Task requirements:
Transcribe all of the material exactly, except for its pictures.

Given data:
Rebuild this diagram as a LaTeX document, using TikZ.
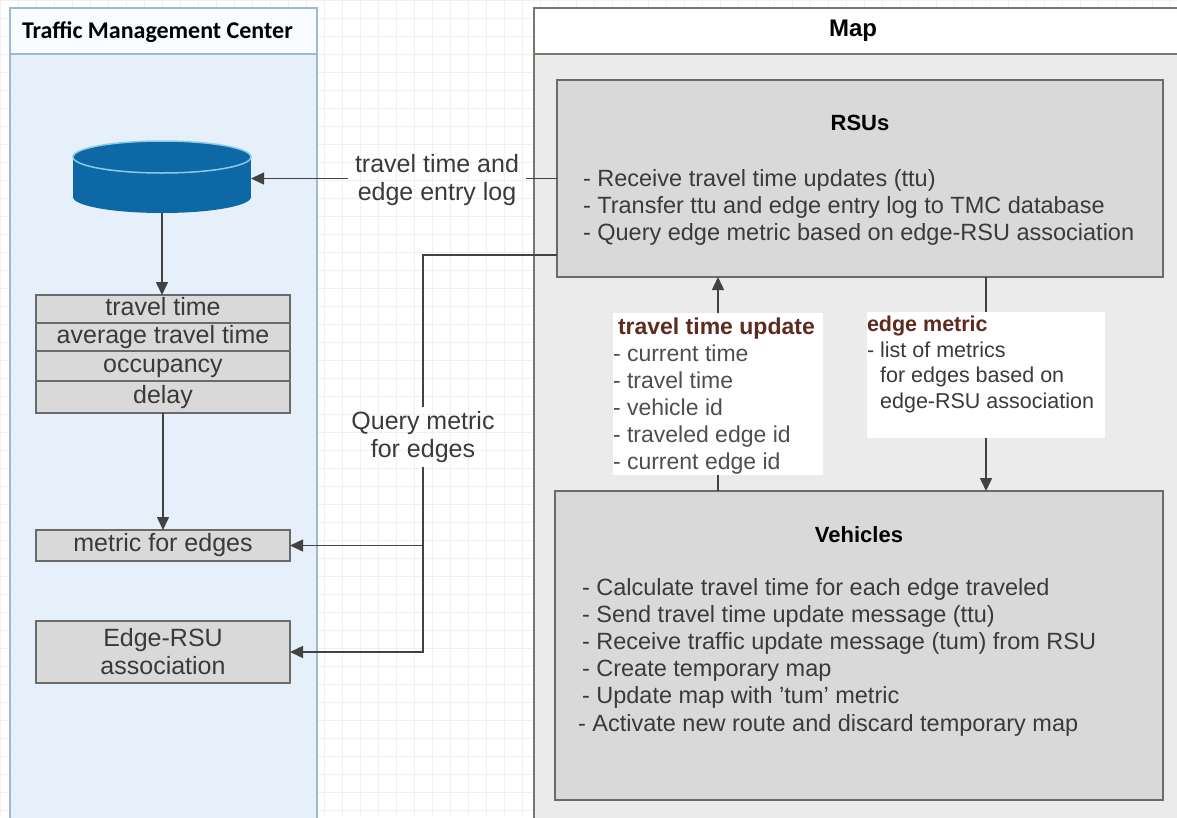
\documentclass[tikz,border=0pt]{standalone}
\usepackage{fontspec}
\setmainfont{Liberation Sans}
\newfontfamily\calibri{Carlito}
\usetikzlibrary{arrows.meta,calc}

\definecolor{tmcfill}{HTML}{E6F0FA}
\definecolor{tmchead}{HTML}{F8FBFF}
\definecolor{tmcline}{HTML}{9DB9D3}
\definecolor{mapfill}{HTML}{EBEBEB}
\definecolor{mapline}{HTML}{737B6C}
\definecolor{boxfill}{HTML}{D9D9D9}
\definecolor{boxline}{HTML}{6A6A6A}
\definecolor{wirec}{HTML}{424242}
\definecolor{dbblue}{HTML}{0F68A6}
\definecolor{dbrim}{HTML}{8ACBEA}
\definecolor{msgred}{HTML}{5E2B1E}
\definecolor{txt}{HTML}{3A3A3A}
\definecolor{gridc}{HTML}{F0F0F0}

\begin{document}
\begin{tikzpicture}[x=1pt,y=-1pt,
  every node/.style={inner sep=0pt, outer sep=0pt},
  lanetmc/.style={draw=tmcline, line width=2pt, fill=tmcfill},
  lanemap/.style={draw=mapline, line width=2pt, fill=mapfill},
  cell/.style={draw=boxline, line width=1.6pt, fill=boxfill, minimum width=254pt,
    text=txt, font=\fontsize{25}{28}\selectfont, text height=17.5pt, text depth=5pt, anchor=north west},
  panel/.style={draw=boxline, line width=2pt, fill=boxfill, anchor=north west},
  msgbox/.style={fill=white, anchor=north west},
  wire/.style={draw=wirec, line width=1.5pt},
  arr/.style={wire, -{Triangle[length=13pt,width=12pt]}},
  lbl/.style={text=txt, align=center, font=\fontsize{25}{28}\selectfont},
  body/.style={text=txt, align=left, anchor=north west, font=\fontsize{23.5}{27.2}\selectfont},
  head/.style={font=\bfseries\fontsize{22}{26}\selectfont, text=black}
]
\useasboundingbox (0,0) rectangle (1177,817);
\clip (0,0) rectangle (1177,817);

% background sheet with a light grid
\fill[white] (0,0) rectangle (1177,817);
\foreach \g in {0,18,...,1177} \draw[gridc, line width=0.6pt] (\g,0) -- (\g,817);
\foreach \g in {0,18,...,817} \draw[gridc, line width=0.6pt] (0,\g) -- (1177,\g);

% swimlanes
\draw[lanetmc] (10,8) rectangle (317,840);
\draw[lanetmc, fill=tmchead] (10,8) rectangle (317,54);
\node[anchor=west, font=\calibri\bfseries\fontsize{24}{28}\selectfont] (tmctitle) at (22,32) {Traffic Management Center};

\draw[lanemap] (534,8) rectangle (1200,840);
\draw[lanemap, fill=white] (534,8) rectangle (1200,54);
\node[font=\bfseries\fontsize{24}{28}\selectfont] (maptitle) at (853,31) {Map};

% database
\node[minimum width=178pt, minimum height=73pt] (db) at (162,176.5) {};
\fill[dbblue] (162,197) ellipse (89 and 16);
\fill[dbblue] (73,157) rectangle (251,197);
\draw[dbrim, line width=1.5pt, fill=dbblue] (162,157) ellipse (89 and 16);

% metric table
\node[cell, minimum height=28pt] (r1) at (36,295) {travel time};
\node[cell, minimum height=28pt] (r2) at (r1.south west) {average travel time};
\node[cell, minimum height=30pt] (r3) at (r2.south west) {occupancy};
\node[cell, minimum height=32pt] (r4) at (r3.south west) {delay};

\node[cell, minimum height=31pt] (metric) at (36,530) {metric for edges};
\node[cell, minimum height=62pt, align=center, text height=, text depth=] (assoc) at (36,621) {Edge-RSU\\association};

% RSUs
\node[panel, minimum width=606pt, minimum height=197pt] (rsu) at (557,80) {};
\node[head] (rsutitle) at (860,123) {RSUs};
\node[body] (rsutext) at (583,169) {- Receive travel time updates (ttu)\\
- Transfer ttu and edge entry log to TMC database\\
- Query edge metric based on edge-RSU association};

% Vehicles
\node[panel, minimum width=608pt, minimum height=309pt] (veh) at (555,491) {};
\node[head] (vehtitle) at (859,535) {Vehicles};
\node[body] (vehtext) at (582,578) {- Calculate travel time for each edge traveled\\
- Send travel time update message (ttu)\\
- Receive traffic update message (tum) from RSU\\
- Create temporary map\\
- Update map with 'tum' metric\\
\hspace*{-4pt}- Activate new route and discard temporary map};

% message labels
\node[msgbox, minimum width=210pt, minimum height=162pt] (ttubox) at (613,313) {};
\node[body, font=\fontsize{23}{27}\selectfont, text=txt!90] (ttutext) at (613,318) {\hspace*{5pt}{\bfseries\color{msgred}travel time update}\\
- current time\\
- travel time\\
- vehicle id\\
- traveled edge id\\
- current edge id};

\node[msgbox, minimum width=238pt, minimum height=126pt] (embox) at (867,312) {};
\node[body, font=\fontsize{21.5}{25.5}\selectfont] (emtext) at (867,316) {{\bfseries\color{msgred}edge metric}\\
- list of metrics\\
\hphantom{- }for edges based on\\
\hphantom{- }edge-RSU association};

% connector labels
\node[lbl, inner xsep=7pt] (tlog) at (437,180) {travel time and\\edge entry log};
\node[lbl, inner ysep=4pt] (qlbl) at (423,437) {Query metric\\for edges};
\coordinate (qtop) at (423,255);

% connectors
\draw[arr] (r4.south) -- (metric.north);
\draw[arr] (db.south) -- (r1.north -| db.south);
\draw[wire] (rsu.west) -- (rsu.west -| tlog.east);
\draw[arr] (tlog.west |- rsu.west) -- (rsu.west -| db.east);
\draw[wire] (qtop -| rsu.west) -- (qtop) -- (qlbl.north);
\draw[arr] (qlbl.south) |- (metric.east);
\draw[arr] (qlbl.south) |- (assoc.east);

\draw[arr] (ttubox.north) -- (ttubox.north |- rsu.south);
\draw[wire] (ttubox.south |- veh.north) -- (ttubox.south);
\draw[wire] (embox.north |- rsu.south) -- (embox.north);
\draw[arr] (embox.south) -- (embox.south |- veh.north);
\end{tikzpicture}
\end{document}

Written solution:
Rebuild this diagram as a LaTeX document, using TikZ.
\documentclass[tikz,border=0pt]{standalone}
\usepackage{fontspec}
\setmainfont{Liberation Sans}
\newfontfamily\calibri{Carlito}
\usetikzlibrary{arrows.meta,calc}

\definecolor{tmcfill}{HTML}{E6F0FA}
\definecolor{tmchead}{HTML}{F8FBFF}
\definecolor{tmcline}{HTML}{9DB9D3}
\definecolor{mapfill}{HTML}{EBEBEB}
\definecolor{mapline}{HTML}{737B6C}
\definecolor{boxfill}{HTML}{D9D9D9}
\definecolor{boxline}{HTML}{6A6A6A}
\definecolor{wirec}{HTML}{424242}
\definecolor{dbblue}{HTML}{0F68A6}
\definecolor{dbrim}{HTML}{8ACBEA}
\definecolor{msgred}{HTML}{5E2B1E}
\definecolor{txt}{HTML}{3A3A3A}
\definecolor{gridc}{HTML}{F0F0F0}

\begin{document}
\begin{tikzpicture}[x=1pt,y=-1pt,
  every node/.style={inner sep=0pt, outer sep=0pt},
  lanetmc/.style={draw=tmcline, line width=2pt, fill=tmcfill},
  lanemap/.style={draw=mapline, line width=2pt, fill=mapfill},
  cell/.style={draw=boxline, line width=1.6pt, fill=boxfill, minimum width=254pt,
    text=txt, font=\fontsize{25}{28}\selectfont, text height=17.5pt, text depth=5pt, anchor=north west},
  panel/.style={draw=boxline, line width=2pt, fill=boxfill, anchor=north west},
  msgbox/.style={fill=white, anchor=north west},
  wire/.style={draw=wirec, line width=1.5pt},
  arr/.style={wire, -{Triangle[length=13pt,width=12pt]}},
  lbl/.style={text=txt, align=center, font=\fontsize{25}{28}\selectfont},
  body/.style={text=txt, align=left, anchor=north west, font=\fontsize{23.5}{27.2}\selectfont},
  head/.style={font=\bfseries\fontsize{22}{26}\selectfont, text=black}
]
\useasboundingbox (0,0) rectangle (1177,817);
\clip (0,0) rectangle (1177,817);

% background sheet with a light grid
\fill[white] (0,0) rectangle (1177,817);
\foreach \g in {0,18,...,1177} \draw[gridc, line width=0.6pt] (\g,0) -- (\g,817);
\foreach \g in {0,18,...,817} \draw[gridc, line width=0.6pt] (0,\g) -- (1177,\g);

% swimlanes
\draw[lanetmc] (10,8) rectangle (317,840);
\draw[lanetmc, fill=tmchead] (10,8) rectangle (317,54);
\node[anchor=west, font=\calibri\bfseries\fontsize{24}{28}\selectfont] (tmctitle) at (22,32) {Traffic Management Center};

\draw[lanemap] (534,8) rectangle (1200,840);
\draw[lanemap, fill=white] (534,8) rectangle (1200,54);
\node[font=\bfseries\fontsize{24}{28}\selectfont] (maptitle) at (853,31) {Map};

% database
\node[minimum width=178pt, minimum height=73pt] (db) at (162,176.5) {};
\fill[dbblue] (162,197) ellipse (89 and 16);
\fill[dbblue] (73,157) rectangle (251,197);
\draw[dbrim, line width=1.5pt, fill=dbblue] (162,157) ellipse (89 and 16);

% metric table
\node[cell, minimum height=28pt] (r1) at (36,295) {travel time};
\node[cell, minimum height=28pt] (r2) at (r1.south west) {average travel time};
\node[cell, minimum height=30pt] (r3) at (r2.south west) {occupancy};
\node[cell, minimum height=32pt] (r4) at (r3.south west) {delay};

\node[cell, minimum height=31pt] (metric) at (36,530) {metric for edges};
\node[cell, minimum height=62pt, align=center, text height=, text depth=] (assoc) at (36,621) {Edge-RSU\\association};

% RSUs
\node[panel, minimum width=606pt, minimum height=197pt] (rsu) at (557,80) {};
\node[head] (rsutitle) at (860,123) {RSUs};
\node[body] (rsutext) at (583,169) {- Receive travel time updates (ttu)\\
- Transfer ttu and edge entry log to TMC database\\
- Query edge metric based on edge-RSU association};

% Vehicles
\node[panel, minimum width=608pt, minimum height=309pt] (veh) at (555,491) {};
\node[head] (vehtitle) at (859,535) {Vehicles};
\node[body] (vehtext) at (582,578) {- Calculate travel time for each edge traveled\\
- Send travel time update message (ttu)\\
- Receive traffic update message (tum) from RSU\\
- Create temporary map\\
- Update map with 'tum' metric\\
\hspace*{-4pt}- Activate new route and discard temporary map};

% message labels
\node[msgbox, minimum width=210pt, minimum height=162pt] (ttubox) at (613,313) {};
\node[body, font=\fontsize{23}{27}\selectfont, text=txt!90] (ttutext) at (613,318) {\hspace*{5pt}{\bfseries\color{msgred}travel time update}\\
- current time\\
- travel time\\
- vehicle id\\
- traveled edge id\\
- current edge id};

\node[msgbox, minimum width=238pt, minimum height=126pt] (embox) at (867,312) {};
\node[body, font=\fontsize{21.5}{25.5}\selectfont] (emtext) at (867,316) {{\bfseries\color{msgred}edge metric}\\
- list of metrics\\
\hphantom{- }for edges based on\\
\hphantom{- }edge-RSU association};

% connector labels
\node[lbl, inner xsep=7pt] (tlog) at (437,180) {travel time and\\edge entry log};
\node[lbl, inner ysep=4pt] (qlbl) at (423,437) {Query metric\\for edges};
\coordinate (qtop) at (423,255);

% connectors
\draw[arr] (r4.south) -- (metric.north);
\draw[arr] (db.south) -- (r1.north -| db.south);
\draw[wire] (rsu.west) -- (rsu.west -| tlog.east);
\draw[arr] (tlog.west |- rsu.west) -- (rsu.west -| db.east);
\draw[wire] (qtop -| rsu.west) -- (qtop) -- (qlbl.north);
\draw[arr] (qlbl.south) |- (metric.east);
\draw[arr] (qlbl.south) |- (assoc.east);

\draw[arr] (ttubox.north) -- (ttubox.north |- rsu.south);
\draw[wire] (ttubox.south |- veh.north) -- (ttubox.south);
\draw[wire] (embox.north |- rsu.south) -- (embox.north);
\draw[arr] (embox.south) -- (embox.south |- veh.north);
\end{tikzpicture}
\end{document}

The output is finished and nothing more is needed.